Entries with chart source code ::
★ ★ ★ ★

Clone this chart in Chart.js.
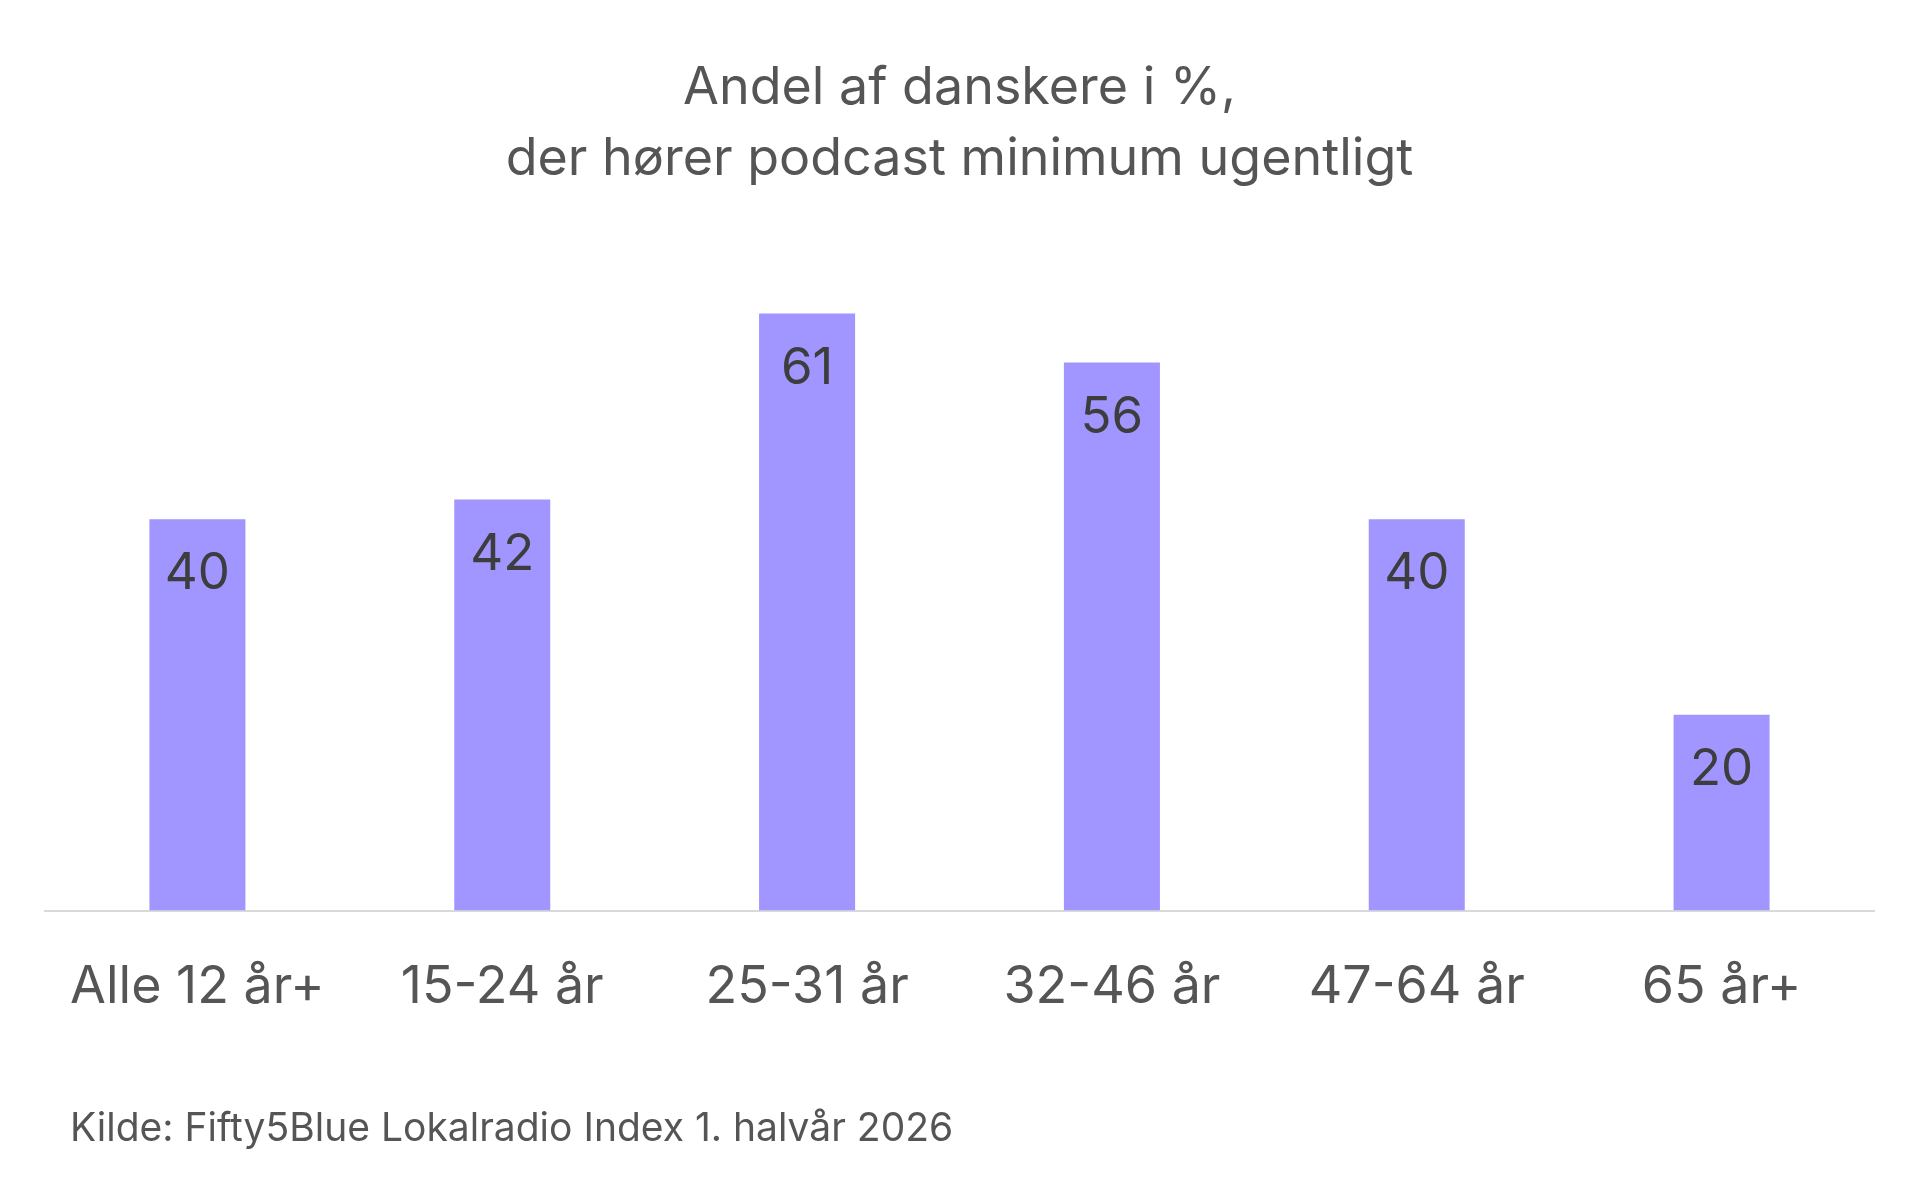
<!DOCTYPE html>
<html>
<head>
<meta charset="utf-8">
<script src="https://cdn.jsdelivr.net/npm/chart.js@4"></script>
<style>
  body { margin: 0; background: #fff; }
</style>
</head>
<body>
<canvas id="podcastChart" width="1920" height="1181"></canvas>
<script>
const kategorier = ['Alle 12 år+', '15-24 år', '25-31 år', '32-46 år', '47-64 år', '65 år+'];
const andele = [40, 42, 61, 56, 40, 20];
const titelLinjer = ['Andel af danskere i %,', 'der hører podcast minimum ugentligt'];
const kilde = 'Kilde: Fifty5Blue Lokalradio Index 1. halvår 2026';

// tal inde i toppen af søjlerne + kildetekst nederst
const etiketter = {
  id: 'etiketter',
  afterDatasetsDraw(chart) {
    const ctx = chart.ctx;
    const meta = chart.getDatasetMeta(0);
    ctx.save();
    ctx.font = '51px Inter, "Open Sans", sans-serif';
    ctx.fillStyle = '#3d3d3d';
    ctx.textAlign = 'center';
    ctx.textBaseline = 'middle';
    meta.data.forEach((bar, i) => {
      ctx.fillText(andele[i], bar.x, bar.y + 55);
    });
    ctx.font = '39px Inter, "Open Sans", sans-serif';
    ctx.fillStyle = '#555';
    ctx.textAlign = 'left';
    ctx.fillText(kilde, 70, 1129);
    ctx.restore();
  }
};

const ctx = document.getElementById('podcastChart').getContext('2d');
new Chart(ctx, {
  type: 'bar',
  data: {
    labels: kategorier,
    datasets: [{
      data: andele,
      backgroundColor: '#a196ff',
      categoryPercentage: 1,
      barPercentage: 0.315
    }]
  },
  options: {
    responsive: false,
    animation: false,
    layout: { padding: { left: 45, right: 46, bottom: 124 } },
    plugins: {
      legend: { display: false },
      tooltip: { enabled: false },
      title: {
        display: true,
        text: titelLinjer,
        color: '#555',
        font: { family: 'Inter, "Open Sans", sans-serif', size: 52, weight: 'normal', lineHeight: 1.38 },
        padding: { top: 52, bottom: 30 }
      }
    },
    scales: {
      x: {
        grid: { display: false },
        border: { display: true, color: '#d9d9d9', width: 2 },
        ticks: {
          color: '#555',
          padding: 38,
          font: { family: 'Inter, "Open Sans", sans-serif', size: 52 }
        }
      },
      y: {
        display: false,
        min: 0,
        max: 70
      }
    }
  },
  plugins: [etiketter]
});
</script>
</body>
</html>
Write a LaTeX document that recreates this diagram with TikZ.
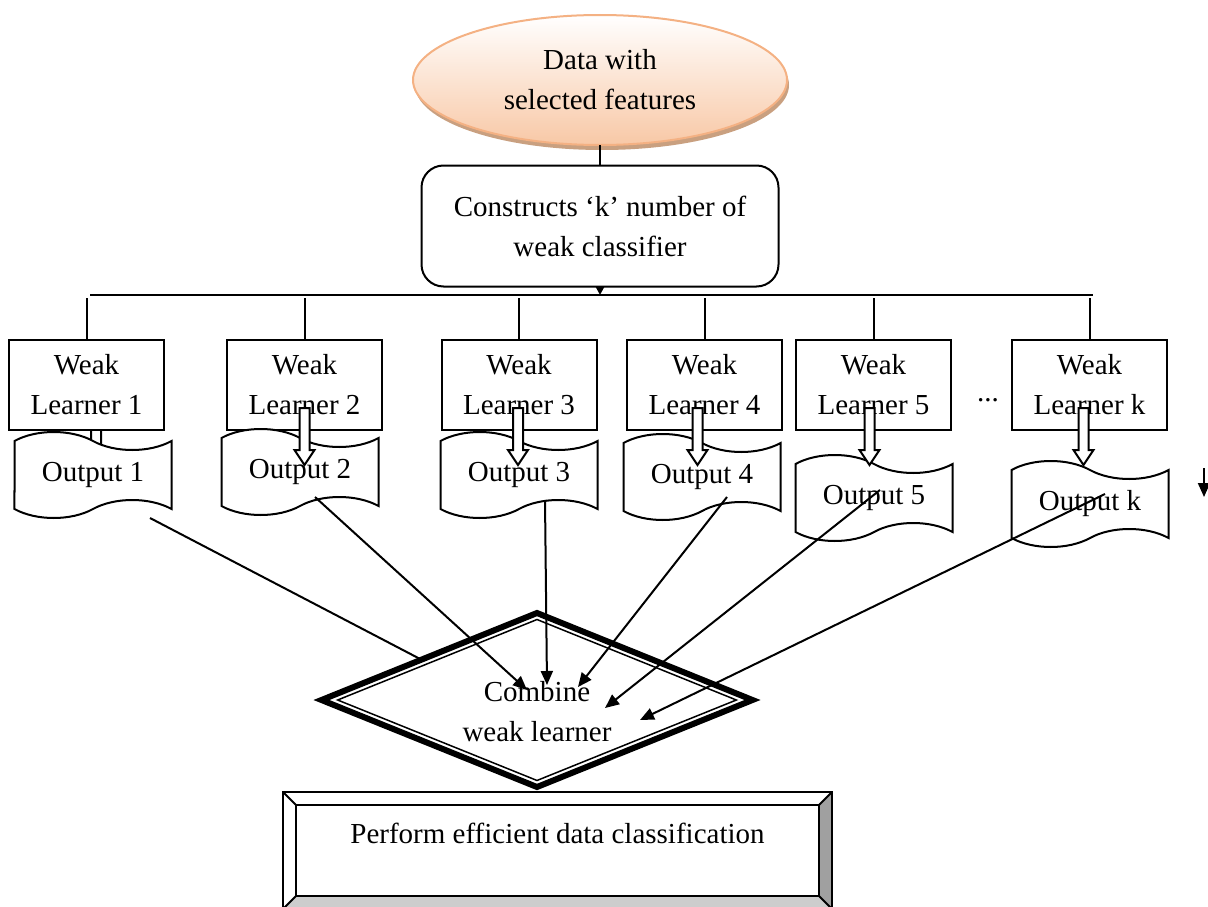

★ ★ ★ ★

TASK TO COMPLETE :: Leave out all images, then reproduce the entries above exactly.

RESULT ::
Clone this chart in Chart.js.
<!DOCTYPE html>
<html>
<head>
<meta charset="utf-8">
<script src="https://cdn.jsdelivr.net/npm/chart.js@4"></script>
<style>
  body { margin: 0; background: #fff; }
</style>
</head>
<body>
<canvas id="podcastChart" width="1920" height="1181"></canvas>
<script>
const kategorier = ['Alle 12 år+', '15-24 år', '25-31 år', '32-46 år', '47-64 år', '65 år+'];
const andele = [40, 42, 61, 56, 40, 20];
const titelLinjer = ['Andel af danskere i %,', 'der hører podcast minimum ugentligt'];
const kilde = 'Kilde: Fifty5Blue Lokalradio Index 1. halvår 2026';

// tal inde i toppen af søjlerne + kildetekst nederst
const etiketter = {
  id: 'etiketter',
  afterDatasetsDraw(chart) {
    const ctx = chart.ctx;
    const meta = chart.getDatasetMeta(0);
    ctx.save();
    ctx.font = '51px Inter, "Open Sans", sans-serif';
    ctx.fillStyle = '#3d3d3d';
    ctx.textAlign = 'center';
    ctx.textBaseline = 'middle';
    meta.data.forEach((bar, i) => {
      ctx.fillText(andele[i], bar.x, bar.y + 55);
    });
    ctx.font = '39px Inter, "Open Sans", sans-serif';
    ctx.fillStyle = '#555';
    ctx.textAlign = 'left';
    ctx.fillText(kilde, 70, 1129);
    ctx.restore();
  }
};

const ctx = document.getElementById('podcastChart').getContext('2d');
new Chart(ctx, {
  type: 'bar',
  data: {
    labels: kategorier,
    datasets: [{
      data: andele,
      backgroundColor: '#a196ff',
      categoryPercentage: 1,
      barPercentage: 0.315
    }]
  },
  options: {
    responsive: false,
    animation: false,
    layout: { padding: { left: 45, right: 46, bottom: 124 } },
    plugins: {
      legend: { display: false },
      tooltip: { enabled: false },
      title: {
        display: true,
        text: titelLinjer,
        color: '#555',
        font: { family: 'Inter, "Open Sans", sans-serif', size: 52, weight: 'normal', lineHeight: 1.38 },
        padding: { top: 52, bottom: 30 }
      }
    },
    scales: {
      x: {
        grid: { display: false },
        border: { display: true, color: '#d9d9d9', width: 2 },
        ticks: {
          color: '#555',
          padding: 38,
          font: { family: 'Inter, "Open Sans", sans-serif', size: 52 }
        }
      },
      y: {
        display: false,
        min: 0,
        max: 70
      }
    }
  },
  plugins: [etiketter]
});
</script>
</body>
</html>
Write a LaTeX document that recreates this diagram with TikZ.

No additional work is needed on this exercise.